[WHAT TO WORK ON]: In the listing below, find the line with "import matplotlib.pyplot as plt", then repeat exactly every line from the top through that one.

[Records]

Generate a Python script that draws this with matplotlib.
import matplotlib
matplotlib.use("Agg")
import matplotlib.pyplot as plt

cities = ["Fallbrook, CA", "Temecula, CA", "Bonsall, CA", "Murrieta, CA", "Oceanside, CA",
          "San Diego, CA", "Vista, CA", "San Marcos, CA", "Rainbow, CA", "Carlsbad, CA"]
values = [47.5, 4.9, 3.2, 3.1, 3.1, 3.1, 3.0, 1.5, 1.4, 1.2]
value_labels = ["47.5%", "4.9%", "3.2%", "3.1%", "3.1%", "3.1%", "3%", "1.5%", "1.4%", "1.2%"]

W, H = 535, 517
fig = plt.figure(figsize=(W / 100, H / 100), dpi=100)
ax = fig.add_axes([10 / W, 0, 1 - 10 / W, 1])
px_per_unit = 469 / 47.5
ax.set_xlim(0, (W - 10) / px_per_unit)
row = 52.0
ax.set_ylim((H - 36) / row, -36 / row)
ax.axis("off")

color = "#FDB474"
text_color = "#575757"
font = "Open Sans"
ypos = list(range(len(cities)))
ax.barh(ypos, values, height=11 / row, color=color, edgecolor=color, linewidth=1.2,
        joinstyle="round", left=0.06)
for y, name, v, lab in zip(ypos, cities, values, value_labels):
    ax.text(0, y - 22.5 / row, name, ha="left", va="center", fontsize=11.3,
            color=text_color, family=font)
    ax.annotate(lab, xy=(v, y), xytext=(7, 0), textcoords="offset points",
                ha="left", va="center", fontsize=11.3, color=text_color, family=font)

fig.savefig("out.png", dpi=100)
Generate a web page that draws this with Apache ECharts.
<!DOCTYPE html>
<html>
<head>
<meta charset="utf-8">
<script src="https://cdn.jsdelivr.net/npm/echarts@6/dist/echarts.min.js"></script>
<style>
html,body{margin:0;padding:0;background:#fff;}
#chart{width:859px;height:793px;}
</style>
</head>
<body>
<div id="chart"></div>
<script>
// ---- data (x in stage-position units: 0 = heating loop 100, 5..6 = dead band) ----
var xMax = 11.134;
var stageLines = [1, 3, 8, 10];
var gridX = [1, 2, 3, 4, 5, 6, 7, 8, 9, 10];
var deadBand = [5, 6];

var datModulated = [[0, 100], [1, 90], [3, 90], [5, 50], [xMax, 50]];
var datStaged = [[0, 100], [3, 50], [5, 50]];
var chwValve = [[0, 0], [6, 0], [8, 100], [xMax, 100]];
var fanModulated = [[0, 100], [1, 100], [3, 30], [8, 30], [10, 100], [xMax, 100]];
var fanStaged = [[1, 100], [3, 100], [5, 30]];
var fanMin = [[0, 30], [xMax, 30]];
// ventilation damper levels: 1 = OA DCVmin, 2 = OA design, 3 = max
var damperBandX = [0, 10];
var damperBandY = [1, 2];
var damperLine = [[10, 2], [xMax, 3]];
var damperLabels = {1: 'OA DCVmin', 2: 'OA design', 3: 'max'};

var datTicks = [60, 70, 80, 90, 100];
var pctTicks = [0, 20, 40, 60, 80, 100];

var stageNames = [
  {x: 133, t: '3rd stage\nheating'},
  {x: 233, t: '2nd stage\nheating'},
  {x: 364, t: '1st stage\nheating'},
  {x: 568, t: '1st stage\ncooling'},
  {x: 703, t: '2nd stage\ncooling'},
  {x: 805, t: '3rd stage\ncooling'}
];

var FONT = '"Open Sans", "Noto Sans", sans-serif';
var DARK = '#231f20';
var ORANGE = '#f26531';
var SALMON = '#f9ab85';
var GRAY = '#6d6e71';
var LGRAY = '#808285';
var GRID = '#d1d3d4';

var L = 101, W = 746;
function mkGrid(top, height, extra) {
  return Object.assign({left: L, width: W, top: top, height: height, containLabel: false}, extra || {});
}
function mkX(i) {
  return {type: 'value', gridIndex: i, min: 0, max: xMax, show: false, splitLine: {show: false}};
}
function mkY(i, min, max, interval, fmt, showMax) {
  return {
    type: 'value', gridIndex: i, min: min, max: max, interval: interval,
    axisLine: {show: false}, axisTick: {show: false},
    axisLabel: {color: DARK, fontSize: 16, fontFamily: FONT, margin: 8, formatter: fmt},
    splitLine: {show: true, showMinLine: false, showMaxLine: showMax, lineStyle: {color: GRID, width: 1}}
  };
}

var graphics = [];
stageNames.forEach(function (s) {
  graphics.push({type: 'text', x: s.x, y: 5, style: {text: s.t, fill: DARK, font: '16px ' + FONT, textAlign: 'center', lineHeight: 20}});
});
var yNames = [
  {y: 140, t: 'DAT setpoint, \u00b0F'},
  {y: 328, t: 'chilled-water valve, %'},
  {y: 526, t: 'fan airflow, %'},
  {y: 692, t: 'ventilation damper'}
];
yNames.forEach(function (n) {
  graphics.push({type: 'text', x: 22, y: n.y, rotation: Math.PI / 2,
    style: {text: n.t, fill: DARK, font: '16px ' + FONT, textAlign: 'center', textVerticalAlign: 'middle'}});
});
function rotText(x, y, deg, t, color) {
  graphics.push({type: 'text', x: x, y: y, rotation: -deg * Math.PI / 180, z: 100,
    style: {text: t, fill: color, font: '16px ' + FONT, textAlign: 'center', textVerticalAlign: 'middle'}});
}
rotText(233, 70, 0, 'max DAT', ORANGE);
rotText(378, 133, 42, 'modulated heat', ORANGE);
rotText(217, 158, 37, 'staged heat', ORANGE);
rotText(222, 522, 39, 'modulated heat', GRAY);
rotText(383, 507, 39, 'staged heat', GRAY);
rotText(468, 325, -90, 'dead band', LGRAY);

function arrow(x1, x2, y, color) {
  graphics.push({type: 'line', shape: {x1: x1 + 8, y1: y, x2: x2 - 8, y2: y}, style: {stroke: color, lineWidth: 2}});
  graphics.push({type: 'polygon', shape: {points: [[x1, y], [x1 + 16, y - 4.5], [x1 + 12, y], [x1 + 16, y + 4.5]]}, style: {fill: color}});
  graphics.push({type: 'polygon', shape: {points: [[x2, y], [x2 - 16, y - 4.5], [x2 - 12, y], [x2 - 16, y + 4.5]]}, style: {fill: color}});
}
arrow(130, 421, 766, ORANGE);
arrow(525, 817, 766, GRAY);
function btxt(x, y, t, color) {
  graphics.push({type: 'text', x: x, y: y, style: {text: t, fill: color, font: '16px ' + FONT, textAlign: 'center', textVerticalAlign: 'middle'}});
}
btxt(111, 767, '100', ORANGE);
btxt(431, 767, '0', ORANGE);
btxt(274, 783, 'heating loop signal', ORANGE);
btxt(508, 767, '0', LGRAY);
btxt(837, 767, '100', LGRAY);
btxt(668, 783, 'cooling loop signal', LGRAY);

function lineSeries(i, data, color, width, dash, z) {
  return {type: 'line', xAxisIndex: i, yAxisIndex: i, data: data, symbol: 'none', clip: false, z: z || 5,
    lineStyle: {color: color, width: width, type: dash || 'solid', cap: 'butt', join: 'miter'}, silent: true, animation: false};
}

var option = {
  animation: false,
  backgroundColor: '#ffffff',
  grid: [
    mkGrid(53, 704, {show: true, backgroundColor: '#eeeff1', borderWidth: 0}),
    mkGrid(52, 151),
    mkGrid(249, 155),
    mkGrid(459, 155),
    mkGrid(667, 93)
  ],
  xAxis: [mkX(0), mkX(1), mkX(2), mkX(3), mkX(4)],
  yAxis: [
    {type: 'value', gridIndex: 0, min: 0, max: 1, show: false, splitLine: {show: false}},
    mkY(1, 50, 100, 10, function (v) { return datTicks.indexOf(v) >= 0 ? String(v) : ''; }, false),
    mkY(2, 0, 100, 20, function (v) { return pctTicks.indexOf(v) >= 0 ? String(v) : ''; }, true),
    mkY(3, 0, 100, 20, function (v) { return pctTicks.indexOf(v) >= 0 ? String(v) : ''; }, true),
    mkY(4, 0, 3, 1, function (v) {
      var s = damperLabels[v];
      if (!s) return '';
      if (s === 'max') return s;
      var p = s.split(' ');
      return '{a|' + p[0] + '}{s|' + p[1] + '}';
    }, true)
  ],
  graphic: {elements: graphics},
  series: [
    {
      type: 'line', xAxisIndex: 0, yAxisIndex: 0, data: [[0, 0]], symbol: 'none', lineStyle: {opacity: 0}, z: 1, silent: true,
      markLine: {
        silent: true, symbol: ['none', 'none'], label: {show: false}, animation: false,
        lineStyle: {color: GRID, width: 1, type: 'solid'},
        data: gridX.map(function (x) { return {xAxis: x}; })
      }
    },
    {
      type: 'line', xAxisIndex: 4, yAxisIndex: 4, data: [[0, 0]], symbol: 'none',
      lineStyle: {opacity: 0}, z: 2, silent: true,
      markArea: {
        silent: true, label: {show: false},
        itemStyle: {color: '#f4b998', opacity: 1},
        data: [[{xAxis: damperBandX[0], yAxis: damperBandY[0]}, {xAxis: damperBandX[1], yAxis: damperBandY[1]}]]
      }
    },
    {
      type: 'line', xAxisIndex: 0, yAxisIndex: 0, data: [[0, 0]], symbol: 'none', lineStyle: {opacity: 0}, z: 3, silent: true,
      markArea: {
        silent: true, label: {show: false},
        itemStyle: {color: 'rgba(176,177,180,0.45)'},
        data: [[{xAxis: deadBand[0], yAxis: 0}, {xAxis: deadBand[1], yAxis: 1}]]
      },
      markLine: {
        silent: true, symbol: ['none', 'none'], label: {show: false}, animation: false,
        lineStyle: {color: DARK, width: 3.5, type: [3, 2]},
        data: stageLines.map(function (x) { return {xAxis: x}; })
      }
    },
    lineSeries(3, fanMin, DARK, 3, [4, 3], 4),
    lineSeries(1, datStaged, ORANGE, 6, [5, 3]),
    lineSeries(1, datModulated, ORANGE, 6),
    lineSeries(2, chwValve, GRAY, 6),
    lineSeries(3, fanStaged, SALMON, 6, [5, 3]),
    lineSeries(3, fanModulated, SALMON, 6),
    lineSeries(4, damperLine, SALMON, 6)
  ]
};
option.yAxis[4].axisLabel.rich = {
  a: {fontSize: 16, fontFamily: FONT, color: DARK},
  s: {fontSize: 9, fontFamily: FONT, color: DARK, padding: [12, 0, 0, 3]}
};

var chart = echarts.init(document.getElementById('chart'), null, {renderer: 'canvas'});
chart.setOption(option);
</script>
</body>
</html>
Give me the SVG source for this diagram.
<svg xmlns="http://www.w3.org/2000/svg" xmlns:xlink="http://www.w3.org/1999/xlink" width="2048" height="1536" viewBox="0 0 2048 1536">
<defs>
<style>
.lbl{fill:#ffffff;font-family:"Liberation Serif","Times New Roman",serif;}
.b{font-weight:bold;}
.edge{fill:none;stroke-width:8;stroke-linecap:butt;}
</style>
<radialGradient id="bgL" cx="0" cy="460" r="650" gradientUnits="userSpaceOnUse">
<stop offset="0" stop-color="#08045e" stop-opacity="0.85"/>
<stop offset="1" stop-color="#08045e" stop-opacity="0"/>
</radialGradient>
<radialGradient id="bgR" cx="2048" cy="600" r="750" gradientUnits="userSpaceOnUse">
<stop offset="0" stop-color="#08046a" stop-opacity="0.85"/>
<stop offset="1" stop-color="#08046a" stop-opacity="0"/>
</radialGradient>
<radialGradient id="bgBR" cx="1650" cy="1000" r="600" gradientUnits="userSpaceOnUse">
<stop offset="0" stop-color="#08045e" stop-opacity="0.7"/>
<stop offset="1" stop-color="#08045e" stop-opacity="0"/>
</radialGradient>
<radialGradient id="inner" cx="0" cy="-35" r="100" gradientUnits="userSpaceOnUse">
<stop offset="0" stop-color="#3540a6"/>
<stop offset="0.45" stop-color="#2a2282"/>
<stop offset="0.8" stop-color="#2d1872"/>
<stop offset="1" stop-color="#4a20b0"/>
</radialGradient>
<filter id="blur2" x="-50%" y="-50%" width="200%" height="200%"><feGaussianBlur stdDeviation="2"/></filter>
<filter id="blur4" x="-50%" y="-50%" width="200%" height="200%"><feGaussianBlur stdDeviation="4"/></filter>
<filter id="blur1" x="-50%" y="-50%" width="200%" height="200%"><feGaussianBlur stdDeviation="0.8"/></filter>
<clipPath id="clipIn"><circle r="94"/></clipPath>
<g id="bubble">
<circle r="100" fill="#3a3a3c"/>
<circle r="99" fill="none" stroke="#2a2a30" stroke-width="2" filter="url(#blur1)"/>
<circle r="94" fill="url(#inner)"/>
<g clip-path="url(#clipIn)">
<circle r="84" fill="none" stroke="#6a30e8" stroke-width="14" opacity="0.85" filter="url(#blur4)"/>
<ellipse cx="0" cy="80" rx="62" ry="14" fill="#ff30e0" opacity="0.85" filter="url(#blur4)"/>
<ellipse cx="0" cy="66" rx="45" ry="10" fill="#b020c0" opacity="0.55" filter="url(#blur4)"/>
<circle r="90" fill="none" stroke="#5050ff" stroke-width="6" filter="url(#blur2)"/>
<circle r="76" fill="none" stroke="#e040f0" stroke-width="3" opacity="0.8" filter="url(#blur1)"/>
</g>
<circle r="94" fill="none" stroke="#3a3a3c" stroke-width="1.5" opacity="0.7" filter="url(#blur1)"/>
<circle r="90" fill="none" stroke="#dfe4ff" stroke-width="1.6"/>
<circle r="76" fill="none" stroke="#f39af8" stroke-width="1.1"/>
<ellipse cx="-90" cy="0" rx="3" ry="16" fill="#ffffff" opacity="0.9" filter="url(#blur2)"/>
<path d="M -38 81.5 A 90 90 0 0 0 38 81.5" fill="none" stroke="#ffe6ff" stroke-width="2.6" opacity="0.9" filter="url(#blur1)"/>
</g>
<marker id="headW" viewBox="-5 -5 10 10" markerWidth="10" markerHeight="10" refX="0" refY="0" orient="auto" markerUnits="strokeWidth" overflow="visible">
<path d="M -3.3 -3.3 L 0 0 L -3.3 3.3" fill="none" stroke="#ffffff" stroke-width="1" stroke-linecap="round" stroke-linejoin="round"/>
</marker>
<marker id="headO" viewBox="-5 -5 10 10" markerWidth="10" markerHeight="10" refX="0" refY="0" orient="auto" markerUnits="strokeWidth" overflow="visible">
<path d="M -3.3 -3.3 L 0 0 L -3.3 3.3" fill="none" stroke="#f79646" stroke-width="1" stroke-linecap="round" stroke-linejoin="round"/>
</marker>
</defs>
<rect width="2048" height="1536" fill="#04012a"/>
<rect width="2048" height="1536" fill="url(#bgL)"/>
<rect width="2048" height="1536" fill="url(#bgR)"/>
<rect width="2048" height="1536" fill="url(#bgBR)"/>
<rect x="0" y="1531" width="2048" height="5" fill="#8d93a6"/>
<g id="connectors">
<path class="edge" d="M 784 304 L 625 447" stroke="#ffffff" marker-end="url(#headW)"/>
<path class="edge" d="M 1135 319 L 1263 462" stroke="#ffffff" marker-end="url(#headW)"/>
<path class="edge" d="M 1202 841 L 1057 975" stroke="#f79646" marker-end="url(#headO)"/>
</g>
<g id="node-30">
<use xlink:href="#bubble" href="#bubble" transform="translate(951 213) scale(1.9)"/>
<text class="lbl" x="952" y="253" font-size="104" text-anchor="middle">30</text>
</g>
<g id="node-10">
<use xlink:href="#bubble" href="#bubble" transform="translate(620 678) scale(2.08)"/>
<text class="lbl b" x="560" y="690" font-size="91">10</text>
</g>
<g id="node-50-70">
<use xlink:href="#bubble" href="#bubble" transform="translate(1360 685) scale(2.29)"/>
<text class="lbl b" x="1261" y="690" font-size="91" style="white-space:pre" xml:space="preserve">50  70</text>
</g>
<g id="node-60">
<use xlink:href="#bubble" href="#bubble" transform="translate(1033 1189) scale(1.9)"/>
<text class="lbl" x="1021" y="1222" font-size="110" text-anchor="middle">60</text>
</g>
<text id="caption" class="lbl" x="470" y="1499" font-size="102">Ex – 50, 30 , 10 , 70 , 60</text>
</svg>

[THE REPLY]:
Generate a Python script that draws this with matplotlib.
import matplotlib
matplotlib.use("Agg")
import matplotlib.pyplot as plt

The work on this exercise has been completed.